> **Task objective**
Return every line below in which "matplotlib" appears.
━━━━━ Data extract ━━━━━
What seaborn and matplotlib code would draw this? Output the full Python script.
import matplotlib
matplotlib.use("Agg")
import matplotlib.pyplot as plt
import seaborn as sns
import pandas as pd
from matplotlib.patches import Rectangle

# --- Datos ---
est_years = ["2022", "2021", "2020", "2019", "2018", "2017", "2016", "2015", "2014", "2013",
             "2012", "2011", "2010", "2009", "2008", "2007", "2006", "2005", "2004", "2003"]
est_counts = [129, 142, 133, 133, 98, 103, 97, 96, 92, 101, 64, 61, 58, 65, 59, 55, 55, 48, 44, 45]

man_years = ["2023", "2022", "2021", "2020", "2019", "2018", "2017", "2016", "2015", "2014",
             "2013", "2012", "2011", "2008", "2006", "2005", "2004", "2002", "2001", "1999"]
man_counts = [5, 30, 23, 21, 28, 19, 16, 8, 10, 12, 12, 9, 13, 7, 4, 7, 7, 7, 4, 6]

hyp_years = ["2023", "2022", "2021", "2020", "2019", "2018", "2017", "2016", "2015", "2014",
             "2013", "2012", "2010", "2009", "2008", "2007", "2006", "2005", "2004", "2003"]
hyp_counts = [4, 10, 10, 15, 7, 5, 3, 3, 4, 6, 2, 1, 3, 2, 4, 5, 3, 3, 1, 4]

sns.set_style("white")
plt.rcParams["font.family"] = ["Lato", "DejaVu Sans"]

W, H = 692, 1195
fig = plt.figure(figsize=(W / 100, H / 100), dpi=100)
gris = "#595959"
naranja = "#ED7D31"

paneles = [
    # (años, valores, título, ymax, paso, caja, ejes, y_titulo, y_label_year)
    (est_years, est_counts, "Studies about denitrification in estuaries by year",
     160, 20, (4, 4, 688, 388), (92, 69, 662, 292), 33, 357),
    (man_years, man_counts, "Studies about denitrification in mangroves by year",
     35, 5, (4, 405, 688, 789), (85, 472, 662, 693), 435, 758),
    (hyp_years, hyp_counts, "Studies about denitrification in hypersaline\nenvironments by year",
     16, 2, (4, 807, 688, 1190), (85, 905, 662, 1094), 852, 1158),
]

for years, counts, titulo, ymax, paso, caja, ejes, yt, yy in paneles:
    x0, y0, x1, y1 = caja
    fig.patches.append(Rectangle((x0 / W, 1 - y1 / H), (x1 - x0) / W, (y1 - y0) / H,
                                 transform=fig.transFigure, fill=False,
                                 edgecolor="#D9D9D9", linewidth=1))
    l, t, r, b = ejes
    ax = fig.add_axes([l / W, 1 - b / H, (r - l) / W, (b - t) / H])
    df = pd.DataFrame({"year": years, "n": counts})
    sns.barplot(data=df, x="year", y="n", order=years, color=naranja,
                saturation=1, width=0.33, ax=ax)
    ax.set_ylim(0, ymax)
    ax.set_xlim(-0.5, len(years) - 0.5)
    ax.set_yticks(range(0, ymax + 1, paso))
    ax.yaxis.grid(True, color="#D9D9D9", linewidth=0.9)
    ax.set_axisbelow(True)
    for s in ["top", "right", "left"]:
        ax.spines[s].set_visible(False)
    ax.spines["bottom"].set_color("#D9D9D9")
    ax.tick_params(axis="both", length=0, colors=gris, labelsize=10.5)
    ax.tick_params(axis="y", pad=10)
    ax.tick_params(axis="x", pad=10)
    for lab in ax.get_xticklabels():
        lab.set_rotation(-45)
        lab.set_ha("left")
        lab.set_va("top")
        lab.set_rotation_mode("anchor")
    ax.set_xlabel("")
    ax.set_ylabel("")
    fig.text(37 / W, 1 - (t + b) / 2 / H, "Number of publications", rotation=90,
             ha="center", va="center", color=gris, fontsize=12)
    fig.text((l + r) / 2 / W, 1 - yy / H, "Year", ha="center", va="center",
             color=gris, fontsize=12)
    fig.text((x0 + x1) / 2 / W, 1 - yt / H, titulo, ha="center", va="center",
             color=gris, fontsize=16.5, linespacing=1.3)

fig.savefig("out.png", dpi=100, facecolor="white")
━━━━━
> **Finished task**
What seaborn and matplotlib code would draw this? Output the full Python script.
import matplotlib
matplotlib.use("Agg")
import matplotlib.pyplot as plt
from matplotlib.patches import Rectangle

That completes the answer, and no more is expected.